Thermionic emission Electron emission from a hot metal surface.

Field emission Electron emission caused by a strong external electric field.

Secondary emission Electron emission caused by impact of energetic primary electrons or ions.

Compton effect Increase of wavelength of a photon scattered by a free electron — corroborates the photon model.

Photo cell Practical device based on the photoelectric effect; converts light into electrical signal.

Quantum of energy Discrete, indivisible packet of energy $E=h\nu$ exchanged in interactions of matter and radiation.

Electron-volt (eV) Energy gained by an electron in falling through one volt potential difference; $1$ eV $=1.6\times 10^{-19}$ J.

Examination Tips

Always state Einstein’s photoelectric equation in the standard form $h\nu = \phi_0 + K_{\max}$ before substituting numerical values — examiners reward the formula step.

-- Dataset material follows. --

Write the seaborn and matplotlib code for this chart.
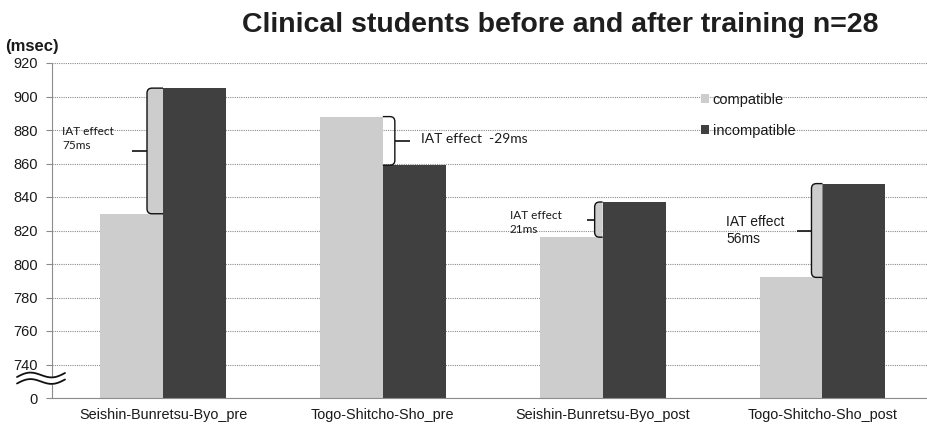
import numpy as np
import pandas as pd
import matplotlib
matplotlib.use("Agg")
import matplotlib.pyplot as plt
import seaborn as sns
from matplotlib.path import Path
from matplotlib.patches import PathPatch

# --- data -------------------------------------------------------------
conditions = ["Seishin-Bunretsu-Byo_pre", "Togo-Shitcho-Sho_pre",
              "Seishin-Bunretsu-Byo_post", "Togo-Shitcho-Sho_post"]
blocks = ["compatible", "incompatible"]
compatible = [830, 888, 816, 792]
incompatible = [905, 859, 837, 848]
y_ticks = [0, 740, 760, 780, 800, 820, 840, 860, 880, 900, 920]

df = pd.DataFrame({
    "condition": conditions * 2,
    "block": [blocks[0]] * 4 + [blocks[1]] * 4,
    "ms": compatible + incompatible,
})

# --- broken y axis: 0..740 squeezed into one step, then 20 ms per step --
BREAK, STEP = 740.0, 20.0


def fwd(v):
    v = np.asarray(v, dtype=float)
    return np.where(v < BREAK, v / BREAK, 1 + (v - BREAK) / STEP)


def inv(u):
    u = np.asarray(u, dtype=float)
    return np.where(u < 1, u * BREAK, BREAK + (u - 1) * STEP)


sns.set_theme(style="white")
plt.rcParams["font.family"] = ["Liberation Sans", "DejaVu Sans"]

W, H = 928, 429
fig = plt.figure(figsize=(W / 100, H / 100), dpi=100)
ax = fig.add_axes([52 / W, 1 - 398 / H, 1 - 52 / W, (398 - 63) / H])

LIGHT, DARK = "#cdcdcd", "#404040"
BAR_W = 0.573
sns.barplot(data=df, x="condition", y="ms", hue="block", order=conditions,
            hue_order=blocks, palette=[LIGHT, DARK], width=BAR_W,
            saturation=1, errorbar=None, edgecolor="none", linewidth=0,
            ax=ax)

ax.set_yscale("function", functions=(fwd, inv))
ax.set_ylim(0, 920)
ax.set_yticks(y_ticks)
ax.set_yticklabels([str(t) for t in y_ticks])
ax.set_xlim(-0.505, 3.48)
ax.set_xlabel("")
ax.set_ylabel("")

grid_col = "#8c8c8c"
ax.yaxis.grid(True, linestyle=(0, (1, 1)), color=grid_col, linewidth=0.8)
ax.xaxis.grid(False)
ax.set_axisbelow(True)
for s in ["top", "right"]:
    ax.spines[s].set_visible(False)
for s in ["left", "bottom"]:
    ax.spines[s].set_linestyle((0, (1, 1)))
    ax.spines[s].set_color(grid_col)
    ax.spines[s].set_linewidth(0.8)
ax.tick_params(axis="y", length=4, width=0.8, color=grid_col, pad=6,
               labelsize=10.5, labelcolor="#1a1a1a", left=True)
ax.tick_params(axis="x", length=0, pad=7, labelsize=10.4, labelcolor="#1a1a1a")

# --- legend -------------------------------------------------------------
handles, labels = ax.get_legend_handles_labels()
ax.legend(handles, labels, loc="upper left",
          bbox_to_anchor=(701 / W, 1 - 93 / H), bbox_transform=fig.transFigure,
          frameon=False, handlelength=0.55, handleheight=0.55,
          handletextpad=0.25, labelspacing=1.15, fontsize=10.5,
          labelcolor="#1a1a1a", borderaxespad=0, borderpad=0)

# --- IAT effect braces ------------------------------------------------
PX = 1 / 219.7          # one pixel in category units
RX, RY = 5 * PX, 3.0    # corner rounding


def brace(ax, x_edge, y_lo, y_hi, side, width, tip, fill):
    sgn = -1 if side == "left" else 1
    xo = x_edge + sgn * width
    outline = [
        (x_edge, y_hi), (xo - sgn * RX, y_hi), (xo, y_hi), (xo, y_hi - RY),
        (xo, y_lo + RY), (xo, y_lo), (xo - sgn * RX, y_lo), (x_edge, y_lo),
    ]
    codes = [Path.MOVETO, Path.LINETO, Path.CURVE3, Path.CURVE3,
             Path.LINETO, Path.CURVE3, Path.CURVE3, Path.LINETO]
    if fill:
        ax.add_patch(PathPatch(Path(outline + [outline[0]],
                                    codes + [Path.CLOSEPOLY]),
                               facecolor=LIGHT, edgecolor="none", zorder=3))
    ax.add_patch(PathPatch(Path(outline, codes), facecolor="none",
                           edgecolor="#111111", linewidth=1.0, zorder=4))
    ym = (y_lo + y_hi) / 2
    ax.plot([xo, xo + sgn * tip], [ym, ym], color="#111111", lw=1.2,
            zorder=4, solid_capstyle="butt")


effects = [b - a for a, b in zip(compatible, incompatible)]
brace_side = ["left", "right", "left", "left"]
brace_width = [16 * PX, 12 * PX, 8 * PX, 11 * PX]
brace_tip = [15 * PX, 15 * PX, 8 * PX, 14 * PX]
brace_fill = [True, False, True, True]
for i in range(4):
    lo, hi = sorted([compatible[i], incompatible[i]])
    brace(ax, float(i), lo, hi, brace_side[i], brace_width[i],
          brace_tip[i], brace_fill[i])

label_dx = [-0.46, 0.173, -0.423, -0.437]
label_y = [875, 874.5, 825, 820]
label_fmt = ["IAT effect\n{}ms", "IAT effect  {}ms", "IAT effect\n{}ms",
             "IAT effect\n{}ms"]
label_font = [("Lato", 8.5), ("Lato", 10), ("Lato", 8.5),
              ("Liberation Sans", 10)]
for i in range(4):
    fam, size = label_font[i]
    ax.text(i + label_dx[i], label_y[i], label_fmt[i].format(effects[i]),
            ha="left", va="center", fontsize=size, color="#1a1a1a",
            family=[fam, "DejaVu Sans"], linespacing=1.35, zorder=5)

# --- axis break mark --------------------------------------------------
t = np.linspace(0, 1, 60)
bx = (17 + t * 48 - 52) / 876
wave = 0.010 * np.sin(2 * np.pi * t) + 0.012 * (t - 0.5)
y_top = (398 - 375) / 335 + wave
y_bot = (398 - 381.5) / 335 + wave
ax.fill_between(bx, y_bot, y_top, color="white", transform=ax.transAxes,
                clip_on=False, zorder=6)
for yy in (y_top, y_bot):
    ax.plot(bx, yy, color="#111111", lw=1.3, transform=ax.transAxes,
            clip_on=False, zorder=7)

# --- titles -------------------------------------------------------------
fig.text(560 / W, 1 - 25 / H, "Clinical students before and after training n=28",
         ha="center", va="center", fontsize=20.5, fontweight="bold",
         color="#1e1e1e")
fig.text(5 / W, 1 - 47 / H, "(msec)", ha="left", va="center", fontsize=12,
         fontweight="bold", color="#1a1a1a")

fig.savefig("out.png", dpi=100, facecolor="white")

Convert eV to joule using $1$ eV $=1.6\times 10^{-19}$ J before equating to $hc/\lambda$ unless you keep both sides in eV (then use $hc=1240$ eV·nm).

For the de Broglie wavelength of an electron accelerated through $V$ volts, the shortcut $\lambda=12.27/\sqrt{V}$ Å (with $V$ in volt) saves valuable time. Quote the formula explicitly before substituting.

When asked to plot $V_0$ vs $\nu$, draw both axes, indicate the intercept $\nu_0$ on the $\nu$-axis and the negative intercept $-\phi_0/e$ on the $V_0$-axis, and label the slope $h/e$.

For the Davisson-Germer experiment, always quote the agreement between theory ($\lambda = 1.67$ Å) and experiment ($\lambda = 1.65$ Å) at $V = 54$ V — examiners look for these numbers.

Heisenberg’s principle: write $\Delta x\cdot\Delta p\ge h/(4\pi)$. The form $\hbar/2$ is equivalent (since $\hbar=h/2\pi$) and either is accepted.

For numerical work, $hc = 1.24\times 10^{-6}$ eV·m $= 1240$ eV·nm — a memorisable constant that appears in almost every calculation.

Best wishes for your ASSEB Class 12 Physics examination. Revisit this chapter with the formulas, the $V_0$-vs-$\nu$ graph and the Davisson-Germer schematic in mind — these three together cover almost every variant of the questions that appear in the board paper. Keep practising the numerical problems on photon energy, threshold frequency, stopping potential and de Broglie wavelength, and stay confident.